In any event, to the extent that the Commonwealth argues in this court that impoundment was warranted to protect the public because the officers recovered a knife from the vehicle, we find the argument unavailing.  The Commonwealth does not argue that the mere presence of the Swiss Army knife in the vehicle by itself created a threat to public safety.  Indeed, because the officers had already retrieved and secured the knife prior to making the decision to impound, such an argument would not be plausible.  Although public safety is unquestionably a legitimate concern, it is not enough to say, as the Commonwealth does, that because a Swiss Army knife was found in the vehicle, the vehicle “could have” contained other weapons.  The Commonwealth has not developed the public safety argument further, and we do not find that impoundment on that basis would have been reasonable.[7]

 

Order allowing motion to
                                    suppress affirmed.

 

 

Patrick A. Michaud for the defendant.

Cynthia Cullen Payne, Assistant District Attorney, for the Commonwealth.

     [1] The defendant initially filed his application for further appellate review in January, 2015.  In the application he argued, among other things, that the Appeals Court had engaged in improper appellate fact finding.  In light of our decisions in Commonwealth v.

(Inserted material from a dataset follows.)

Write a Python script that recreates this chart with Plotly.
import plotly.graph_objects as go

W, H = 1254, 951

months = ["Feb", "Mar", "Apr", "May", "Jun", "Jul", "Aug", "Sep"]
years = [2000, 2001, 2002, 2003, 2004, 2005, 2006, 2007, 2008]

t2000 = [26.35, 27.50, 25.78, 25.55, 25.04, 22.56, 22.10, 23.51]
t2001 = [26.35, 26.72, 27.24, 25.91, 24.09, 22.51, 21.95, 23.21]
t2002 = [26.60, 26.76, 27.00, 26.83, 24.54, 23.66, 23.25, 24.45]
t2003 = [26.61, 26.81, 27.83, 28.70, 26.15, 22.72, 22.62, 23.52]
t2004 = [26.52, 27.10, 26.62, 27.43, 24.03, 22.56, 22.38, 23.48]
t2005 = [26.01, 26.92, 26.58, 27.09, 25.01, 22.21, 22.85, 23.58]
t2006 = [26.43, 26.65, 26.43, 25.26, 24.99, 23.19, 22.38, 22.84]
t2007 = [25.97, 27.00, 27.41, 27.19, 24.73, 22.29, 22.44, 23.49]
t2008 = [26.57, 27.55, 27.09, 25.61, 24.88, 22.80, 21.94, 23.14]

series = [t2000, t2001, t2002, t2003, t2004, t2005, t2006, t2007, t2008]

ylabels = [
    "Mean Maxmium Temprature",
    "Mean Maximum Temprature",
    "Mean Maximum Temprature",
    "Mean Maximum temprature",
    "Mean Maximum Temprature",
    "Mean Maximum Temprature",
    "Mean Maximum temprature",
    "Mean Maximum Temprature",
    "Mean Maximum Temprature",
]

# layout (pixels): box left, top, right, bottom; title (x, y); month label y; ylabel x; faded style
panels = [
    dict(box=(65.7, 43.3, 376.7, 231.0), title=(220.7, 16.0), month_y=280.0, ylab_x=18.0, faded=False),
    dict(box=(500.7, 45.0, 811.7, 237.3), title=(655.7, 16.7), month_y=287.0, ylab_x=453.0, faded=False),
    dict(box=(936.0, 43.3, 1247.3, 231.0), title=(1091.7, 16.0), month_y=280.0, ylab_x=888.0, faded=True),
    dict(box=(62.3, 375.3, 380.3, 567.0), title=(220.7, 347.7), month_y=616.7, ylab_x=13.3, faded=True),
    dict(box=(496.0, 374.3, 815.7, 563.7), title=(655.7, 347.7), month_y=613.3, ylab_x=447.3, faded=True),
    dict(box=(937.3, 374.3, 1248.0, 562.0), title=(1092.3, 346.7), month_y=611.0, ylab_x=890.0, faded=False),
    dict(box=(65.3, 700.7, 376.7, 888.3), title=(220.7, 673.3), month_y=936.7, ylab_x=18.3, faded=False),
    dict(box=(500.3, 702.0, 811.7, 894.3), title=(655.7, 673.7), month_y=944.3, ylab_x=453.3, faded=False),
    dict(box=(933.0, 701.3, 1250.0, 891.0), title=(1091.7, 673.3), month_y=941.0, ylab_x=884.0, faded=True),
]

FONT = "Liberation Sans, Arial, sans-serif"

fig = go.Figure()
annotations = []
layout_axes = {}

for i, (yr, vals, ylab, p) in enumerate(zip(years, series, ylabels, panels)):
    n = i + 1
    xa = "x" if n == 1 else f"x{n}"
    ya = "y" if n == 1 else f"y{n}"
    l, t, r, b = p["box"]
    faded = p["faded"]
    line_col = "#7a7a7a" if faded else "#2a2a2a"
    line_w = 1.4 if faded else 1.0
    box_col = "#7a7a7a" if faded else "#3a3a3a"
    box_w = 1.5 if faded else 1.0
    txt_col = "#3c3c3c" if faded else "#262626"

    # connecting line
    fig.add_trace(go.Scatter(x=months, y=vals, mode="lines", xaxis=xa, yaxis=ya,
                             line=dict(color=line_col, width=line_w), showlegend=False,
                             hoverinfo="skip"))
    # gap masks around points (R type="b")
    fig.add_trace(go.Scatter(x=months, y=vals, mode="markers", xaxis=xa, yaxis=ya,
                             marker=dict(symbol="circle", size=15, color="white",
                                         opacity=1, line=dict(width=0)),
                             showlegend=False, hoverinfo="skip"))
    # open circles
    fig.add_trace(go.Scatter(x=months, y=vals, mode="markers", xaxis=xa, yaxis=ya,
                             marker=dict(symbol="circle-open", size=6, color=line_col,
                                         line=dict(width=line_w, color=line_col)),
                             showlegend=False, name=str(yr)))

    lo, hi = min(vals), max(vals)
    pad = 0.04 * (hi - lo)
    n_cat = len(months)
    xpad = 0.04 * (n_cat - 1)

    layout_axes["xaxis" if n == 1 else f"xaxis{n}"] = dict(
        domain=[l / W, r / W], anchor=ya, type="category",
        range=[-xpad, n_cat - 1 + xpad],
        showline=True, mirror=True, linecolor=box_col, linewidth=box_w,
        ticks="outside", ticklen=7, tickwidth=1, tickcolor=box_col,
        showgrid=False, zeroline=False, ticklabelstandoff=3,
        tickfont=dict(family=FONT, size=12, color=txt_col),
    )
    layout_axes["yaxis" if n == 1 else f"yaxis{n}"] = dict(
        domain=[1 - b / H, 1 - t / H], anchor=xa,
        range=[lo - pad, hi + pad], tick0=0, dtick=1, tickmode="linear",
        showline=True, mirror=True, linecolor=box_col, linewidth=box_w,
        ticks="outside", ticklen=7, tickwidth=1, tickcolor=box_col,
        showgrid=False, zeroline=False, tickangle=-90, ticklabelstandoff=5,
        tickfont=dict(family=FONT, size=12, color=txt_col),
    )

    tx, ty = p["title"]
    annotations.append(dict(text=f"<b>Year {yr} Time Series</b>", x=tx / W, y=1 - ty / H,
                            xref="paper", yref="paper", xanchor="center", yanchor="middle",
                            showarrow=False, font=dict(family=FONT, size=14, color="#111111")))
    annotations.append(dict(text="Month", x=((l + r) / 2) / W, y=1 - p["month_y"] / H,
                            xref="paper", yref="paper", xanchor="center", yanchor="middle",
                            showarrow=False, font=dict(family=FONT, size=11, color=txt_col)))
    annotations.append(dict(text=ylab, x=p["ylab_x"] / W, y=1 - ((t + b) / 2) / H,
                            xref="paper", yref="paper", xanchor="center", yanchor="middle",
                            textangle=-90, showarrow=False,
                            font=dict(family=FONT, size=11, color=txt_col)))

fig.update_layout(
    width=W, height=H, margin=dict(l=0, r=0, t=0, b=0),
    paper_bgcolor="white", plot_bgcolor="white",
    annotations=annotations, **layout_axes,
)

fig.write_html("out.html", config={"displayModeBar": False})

Jones-Pannell, 472 Mass. 429 (2015), and Commonwealth v. Douglas, 472 Mass. 439 (2015), which address that issue and which we decided while the defendant’s application for further review was pending, we denied the application without prejudice and remanded the case to the Appeals Court for reconsideration.  The Appeals Court reconsidered the appeal and reached the same result as it had previously, reversing the order allowing the motion to suppress.  The defendant then sought further appellate review again, and we allowed his application.

 

     [2] There is no indication in the record as to how long the vehicle had been parked in that location or how long the engine had been running.  Officer Longo testified that it was cold and that he knew that the engine was running because he could see exhaust from the vehicle.

 

     [3] The knife recovered from the vehicle was a Swiss Army knife, presumably something that the officers were able to ascertain as soon as they retrieved the knife, if not before.

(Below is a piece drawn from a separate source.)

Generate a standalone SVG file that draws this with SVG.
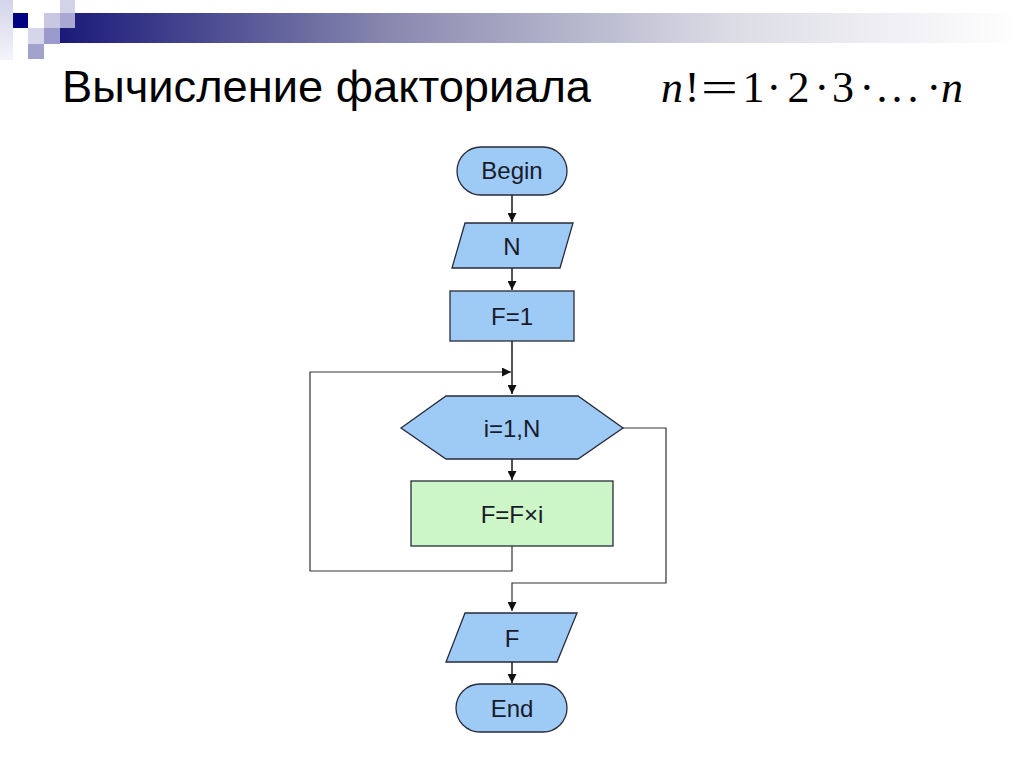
<svg xmlns="http://www.w3.org/2000/svg" width="1024" height="767" viewBox="0 0 1024 767">
<defs>
<linearGradient id="bar" x1="0" y1="0" x2="1" y2="0">
<stop offset="0" stop-color="#1a1a7a"/>
<stop offset="0.35" stop-color="#8a8ab0"/>
<stop offset="0.7" stop-color="#dcdce6"/>
<stop offset="1" stop-color="#ffffff"/>
</linearGradient>
<linearGradient id="lcol" x1="0" y1="0" x2="0" y2="1">
<stop offset="0" stop-color="#d4d4ea"/>
<stop offset="1" stop-color="#f4f4fa"/>
</linearGradient>
<marker id="arr" viewBox="0 0 10 10" refX="10" refY="5" markerWidth="9" markerHeight="9" markerUnits="userSpaceOnUse" orient="auto">
<path d="M0,0 L10,5 L0,10 z" fill="#111"/>
</marker>
</defs>
<style>
.blue{fill:#9dcbf6;stroke:#2a2a3a;stroke-width:1.3}
.green{fill:#ccf5c8;stroke:#2a2a3a;stroke-width:1.3}
.lbl{font-family:"Liberation Sans",Arial,sans-serif;font-size:24px;fill:#1a1a2a;text-anchor:middle}
.conn{fill:none;stroke:#1a1a1a;stroke-width:1.5}
.loop{fill:none;stroke:#333;stroke-width:1.2}
.m{font-family:"Liberation Serif","Times New Roman",serif;font-size:44px;fill:#000}
.i{font-style:italic}
</style>
<rect width="1024" height="767" fill="#ffffff"/>
<g id="header">
<rect x="0" y="0" width="13" height="60" fill="url(#lcol)"/>
<rect x="60" y="13" width="960" height="30" fill="url(#bar)"/>
<rect x="13" y="13" width="15" height="15" fill="#000080"/>
<rect x="60" y="0" width="15" height="13" fill="#d2d2e8"/>
<rect x="44" y="13" width="16" height="15" fill="#c8c8e2"/>
<rect x="60" y="13" width="15" height="15" fill="#a8a8d2"/>
<rect x="28" y="28" width="16" height="16" fill="#d6d6ea"/>
<rect x="44" y="28" width="16" height="16" fill="#9a9acc"/>
<rect x="28" y="44" width="16" height="15" fill="#a2a2cc"/>
</g>
<g id="title">
<text x="62" y="102" font-family="'Liberation Sans',Arial,sans-serif" font-size="44" fill="#000" textLength="529" lengthAdjust="spacingAndGlyphs">Вычисление факториала</text>
<text class="m" y="102"><tspan class="i" x="661">n</tspan><tspan x="684.7">!</tspan></text>
<text class="m" x="701" y="102" textLength="37" lengthAdjust="spacingAndGlyphs">=</text>
<text class="m" y="102"><tspan x="742.5">1</tspan><tspan x="766.5">·</tspan><tspan x="787.5">2</tspan><tspan x="814.5">·</tspan><tspan x="832">3</tspan><tspan x="859.5">·</tspan><tspan x="876.5">.</tspan><tspan x="891.5">.</tspan><tspan x="907.5">.</tspan><tspan x="926.5">·</tspan><tspan class="i" x="941">n</tspan></text>
</g>
<g id="connectors">
<line class="conn" x1="512" y1="195" x2="512" y2="222" marker-end="url(#arr)"/>
<line class="conn" x1="512" y1="268" x2="512" y2="290" marker-end="url(#arr)"/>
<line class="conn" x1="512" y1="341" x2="512" y2="394" marker-end="url(#arr)"/>
<polyline class="loop" points="512,546 512,571 310,571 310,372 511,372" marker-end="url(#arr)"/>
<line class="conn" x1="512" y1="455" x2="512" y2="480" marker-end="url(#arr)"/>
<polyline class="loop" points="623,428 666,428 666,583 512,583 512,611" marker-end="url(#arr)"/>
<line class="conn" x1="512" y1="662" x2="512" y2="683" marker-end="url(#arr)"/>
</g>
<g id="begin">
<rect class="blue" x="457" y="147" width="110" height="48" rx="24"/>
<text class="lbl" x="512" y="179">Begin</text>
</g>
<g id="inputN">
<polygon class="blue" points="465,223 573,223 560,268 452,268"/>
<text class="lbl" x="512" y="255">N</text>
</g>
<g id="init">
<rect class="blue" x="450" y="291" width="124" height="50"/>
<text class="lbl" x="512" y="325">F=1</text>
</g>
<g id="loop">
<polygon class="blue" points="401,428 446,396 578,396 623,428 578,459 446,459"/>
<text class="lbl" x="512" y="437">i=1,N</text>
</g>
<g id="body">
<rect class="green" x="411" y="481" width="202" height="65"/>
<text class="lbl" x="512" y="523">F=F×i</text>
</g>
<g id="outputF">
<polygon class="blue" points="465,613 577,613 557,662 446,662"/>
<text class="lbl" x="512" y="647">F</text>
</g>
<g id="end">
<rect class="blue" x="456" y="684" width="111" height="48" rx="24"/>
<text class="lbl" x="512" y="717">End</text>
</g>
</svg>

     [4] “Where the police’s true purpose for searching the vehicle is investigative, the seizure of the vehicle may not be justified as a precursor to an inventory search, and must instead be justified as an investigative search.”  Commonwealth v. Oliveira, 474 Mass. 10, 14 (2016), and cases cited.  See Commonwealth v. Ortiz, 88 Mass. App. Ct. 573, 575-576 (2015) (discussing difference between investigatory search and inventory search).  The defendant in this case made no claim, and the judge did not find, that the police impounded the motor vehicle as a pretext for the true purpose of conducting an investigatory search.

 

     [5] In his decision, the judge stated that the Commonwealth failed to meet its burden to establish that it was “necessary” to impound the vehicle.  The proper standard is not whether an impoundment was absolutely necessary but whether it was “reasonably necessary,” as set forth in Oliveira, 474 Mass. at 14.  Although the judge used only the word “necessary” in his written decision, he used the word “reasonable” throughout the hearing when addressing the propriety of the officers’ decision to approach the vehicle and to issue the exit order.  It is evident, and we are satisfied, that he knew that the concerns here relate to the reasonableness of the officers’ actions, and that this is what he had in mind when he reached his decision to allow the motion to suppress.

 

     [6] Although a police officer trying to determine whether to impound a motor vehicle cannot be expected to know the exact number or nature of all vehicle-related crimes that have occurred in a particular neighborhood, an officer who believes an area to be “high crime” should have at least some general knowledge on this point sufficient to inform whether impoundment is reasonably necessary to safeguard the vehicle or protect the public.

     [7] Because we conclude that the police should not have impounded the vehicle, we need not consider whether the resulting inventory search was properly conducted.